NASCAR changed the aerodynamics of the car to bring less downforce on the car, which makes them drive more freely on the track. If the goal was to bring a driver’s skills more into play, and with that, an increased potential for passing and more exciting competition, it worked for at least one race.
“They just need to keep taking more (downforce),” said Carl Edwards, who was fifth. “This is real racing. We’re driving hard. You can see the guys out here just digging for everything they’re worth. I’m worn out. That’s a tough race and just a lot of fun.”
The field was strung out during the long green-flag run to start the race, which was run on a rough Atlanta track that hadn’t been resurfaced since 1997. But that doesn’t mean there wasn’t some intriguing racing going on. Matt Kenseth and Martin Truex Jr. exchanged the lead a few times over a five-lap period.
“Out of control all day long, so it was a lot of fun to race like that,” said Truex. “I don’t think it’ll be quite that slick at most tracks. We always know this is the slickest track on the circuit and it’s always going to be handful and then you add less downforce, the tires burn out like they did – it was pretty wild. Sideways on the straightaways is pretty much how you can sum it up.”
Keselowski, runner-up Dale Earnhardt Jr. and third-place Kyle Busch also went at it pretty hard.
“We were just battling back and forth and ‘slide jobbing’ one another and high lane-ing it and cutting each other off and everything, so it was pretty fun,” said Busch. “This package lends itself to that. (It was) a lot harder than some of us may want it to be, but that makes it good for the drivers and the crew chiefs to have to work together to come out here and build a good package for themselves and a comfortable race car.”

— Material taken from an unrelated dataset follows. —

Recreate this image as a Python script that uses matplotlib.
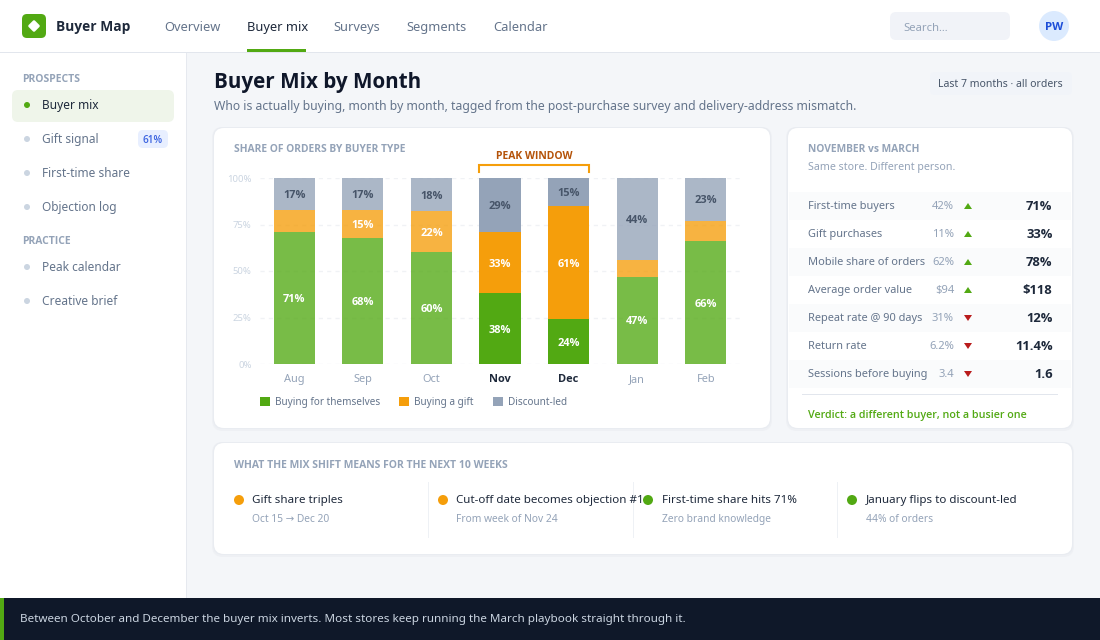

Said Earnhardt: “You don’t want cars that are easy to drive. You don’t want to look at the guy beside you and think, he ain’t got the talent I’ve got but he’s got the same opportunity because the cars are so easy. Everybody thinks they’re the best driver out there, so you want to make the cars as challenging as possible so you take that out of the equation, and it just comes down to talent.”